30 to 50 pregnancies per year in PH are among ten-year-olds, Population Commission says
Metro Manila (CNN Philippines, August 29) — The Commission on Population and Development (POPCOM) has raised the alarm about the growing number of pregnancies among teenagers as young as ten years old, amid the government calling teen pregnancy a “national social emergency.”
POPCOM Executive Director Juan Perez III said there is an average of 530 teenagers that get pregnant daily, and the figure has stayed above 500 since 2010. The number hit a high in 2017, when the agency recorded about 574 teen pregnancies per day.
Perez said they are taking a closer look at the 10 to 14 age group, saying they found a 50 percent increase of pregnancies since 2011, amounting to 2,000 cases. About 30 to 50 of these pregnancies are among ten-year-olds, Perez said.
“We’ve also noted that the numbers among the ten years old are around 30, 40, 50 every year, so one a week, a ten year-old is giving birth in this country,” Perez told CNN Philippines’ New Day.
This is likely the result of sexual abuse or incest, Perez mused.
Socioeconomic Secretary Ernesto Pernia said last week teen pregnancy has become a “national social emergency” in the country with the numbers continuing to soar.
Perez said 16 percent of these are “repeat pregnancies.” He attributed the trend to the Supreme Court’s decision to remove a provision in the Responsible Parenthood Reproductive Health Law, which allowed minors who had miscarried to recieve family planning services without their parents’ consent.
“That teenager needs to get the consent from her mother, even if she is already a mother herself, so that has given us a problem with repeat pregnancies,” Perez explained.
Economic losses
Young mothers lose about ₱24 billion to ₱47 billion in earnings annually due to an early pregnancy, according to the National Economic and Development Authority (NEDA).
Having a child at an early age affects the teenager’s education and income, Perez said.
“They may have dropped out of school. That affects their wage income, so the wage income of teen parents is much lower than the average,” he said. “The danger [is] looking for jobs so that’s a big loss for young women of emerging families.”
POPCOM is currently coordinating with the Department of Education and Department of Health, he added, on programs to reach out to the youth to guide them on family planning and to ensure they receive the necessary health services.

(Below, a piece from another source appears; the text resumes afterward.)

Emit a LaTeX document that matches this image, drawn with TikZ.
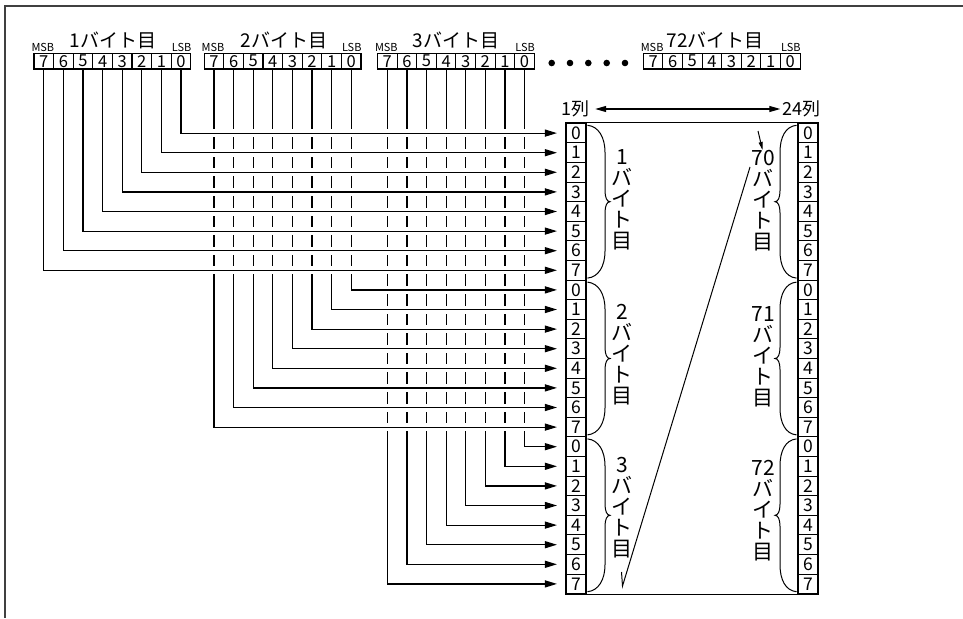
\documentclass[tikz,border=0pt]{standalone}
\usepackage{fontspec}
\setmainfont{Noto Sans CJK JP}
\usetikzlibrary{arrows.meta}
\pgfdeclarelayer{bg}
\pgfsetlayers{bg,main}
\begin{document}
\begin{tikzpicture}[x=1pt,y=-1pt,
  bitbox/.style={draw, line width=1.1pt, minimum width=19.6pt, minimum height=15.6pt, inner sep=0pt, font=\fontsize{16.5}{16.5}\selectfont},
  rowbox/.style={draw, line width=1.1pt, minimum width=20pt, minimum height=19.6pt, inner sep=0pt, font=\fontsize{17.5}{17.5}\selectfont},
  hdr/.style={font=\fontsize{19}{19}\selectfont, anchor=base, inner sep=0pt},
  tag/.style={font=\fontsize{11}{11}\selectfont, inner sep=0pt},
  vt/.style={align=center, font=\fontsize{21}{21}\selectfont, inner sep=0pt},
  collab/.style={font=\fontsize{18}{18}\selectfont, inner sep=0pt},
  dot/.style={circle, fill, minimum size=6.6pt, inner sep=0pt},
  wire/.style={line width=1.2pt, -{Triangle[length=12pt,width=7pt]}, shorten >=8.5pt,
     preaction={draw=white, line width=8pt, -, shorten >=0pt}},
  bracepath/.style={line width=1pt},
]
\useasboundingbox (0,0) rectangle (963,618);

% frame
\draw[line width=1.4pt, black!75] (963,6) -- (5,6) -- (5,618);

% bit boxes
\foreach \b/\x in {1/43.8, 2/214, 3/387.3, 72/653.1} {
  \foreach \k in {0,...,7} {
    \node[bitbox] (b\b-\k) at ({\x+(7-\k)*19.6}, 61.2) {\k};
  }
  \node[tag, anchor=base west] (m\b) at ({\x-12.5}, 52) {MSB};
  \node[tag, anchor=base east] (l\b) at ({\x+7*19.6+10.5}, 52) {LSB};
}
\node[hdr] (h1) at (113,47.5) {1バイト目};
\node[hdr] (h2) at (284,47.5) {2バイト目};
\node[hdr] (h3) at (456,47.5) {3バイト目};
\node[hdr] (h72) at (715,47.5) {72バイト目};

% dots
\foreach \i/\x in {1/551.7, 2/570, 3/588.3, 4/606.7, 5/625} {
  \node[dot] (d\i) at (\x,63) {};
}

% row boxes
\foreach \r in {0,...,23} {
  \pgfmathtruncatemacro\d{mod(\r,8)}
  \pgfmathsetmacro\y{123.3+19.6*(\r+0.5)}
  \node[rowbox] (r\r) at (576,\y) {\d};
  \node[rowbox] (q\r) at (808,\y) {\d};
}
\draw[line width=1.1pt] (r0.north west) -- (q0.north east);
\draw[line width=1.1pt] (r23.south west) -- (q23.south east);

% column labels
\node[collab] (c1) at (575,109) {1列};
\node[collab] (c24) at (801,109) {24列};
\draw[line width=1.1pt, {Triangle[length=11pt,width=6pt]}-{Triangle[length=11pt,width=6pt]}, shorten <=6pt, shorten >=1.5pt] (c1.east) -- (c24.west);

% wires
\begin{pgfonlayer}{bg}
\foreach \b/\o in {3/16, 2/8, 1/0} {
  \foreach \k in {0,...,7} {
    \pgfmathtruncatemacro\rr{\o+\k}
    \draw[wire] (b\b-\k.south) |- (r\rr.west);
  }
}
\end{pgfonlayer}

% braces
\foreach \j in {0,1,2} {
  \pgfmathsetmacro\T{123.3+\j*156.8+2}
  \pgfmathsetmacro\B{123.3+(\j+1)*156.8-2}
  \pgfmathsetmacro\M{123.3+\j*156.8+78.4}
  % left brace (points right)
  \draw[bracepath] (587.5,\T) .. controls (598.5,\T+1) and (605,\T+12) .. (605,\T+27)
     -- (605,\M-11) .. controls (605,\M-4) and (607,\M) .. (610,\M)
     .. controls (607,\M) and (605,\M+4) .. (605,\M+11)
     -- (605,\B-27) .. controls (605,\B-12) and (598.5,\B-1) .. (587.5,\B);
  % right brace (points left)
  \draw[bracepath] (796.5,\T) .. controls (785.5,\T+1) and (780,\T+12) .. (780,\T+27)
     -- (780,\M-11) .. controls (780,\M-4) and (778,\M) .. (775,\M)
     .. controls (778,\M) and (780,\M+4) .. (780,\M+11)
     -- (780,\B-27) .. controls (780,\B-12) and (785.5,\B-1) .. (796.5,\B);
}

% vertical texts
\node[vt] (t1) at (622,200) {1\\バ\\イ\\ト\\目};
\node[vt] (t2) at (622,355) {2\\バ\\イ\\ト\\目};
\node[vt] (t3) at (622,508) {3\\バ\\イ\\ト\\目};
\node[vt] (t70) at (763,201) {70\\バ\\イ\\ト\\目};
\node[vt] (t71) at (763,357) {71\\バ\\イ\\ト\\目};
\node[vt] (t72) at (763,511) {72\\バ\\イ\\ト\\目};

% scan line
\coordinate (dA) at (621.5,572);
\coordinate (dB) at (622.5,586);
\coordinate (dC) at (750,167);
\draw[line width=1pt] (dA) -- (dB) -- (dC);
\coordinate (sA) at (758,131);
\coordinate (sB) at (762.5,150);
\draw[line width=1pt, -{Triangle[length=8pt,width=4pt]}] (sA) -- (sB);
\end{tikzpicture}
\end{document}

Education chief Leonor Briones said her agency is working to address the problem through the K-12 curriculum.
“Why are we trying to develop new means of teaching, especially on health and early pregnancy? It’s because, as I’ve repeatedly said, by the time our learners graduate, everything we have taught them is already irrelevant. So we are developing in them the ability to accept change,” Briones said on August 22.
Senator Risa Hontiveros also filed a “Teenage Pregnancy Prevention Bill” on August 24, which sought to create a sex education program for the youth and to add more social protection programs for teen mothers.
"If we fail to act and do not guide the youth towards safe and healthy lifestyles, we will not just condemn young Filipinas to lives of poverty and suffering. We will also be hurting our country's chances for progress and development,” Hontiveros said.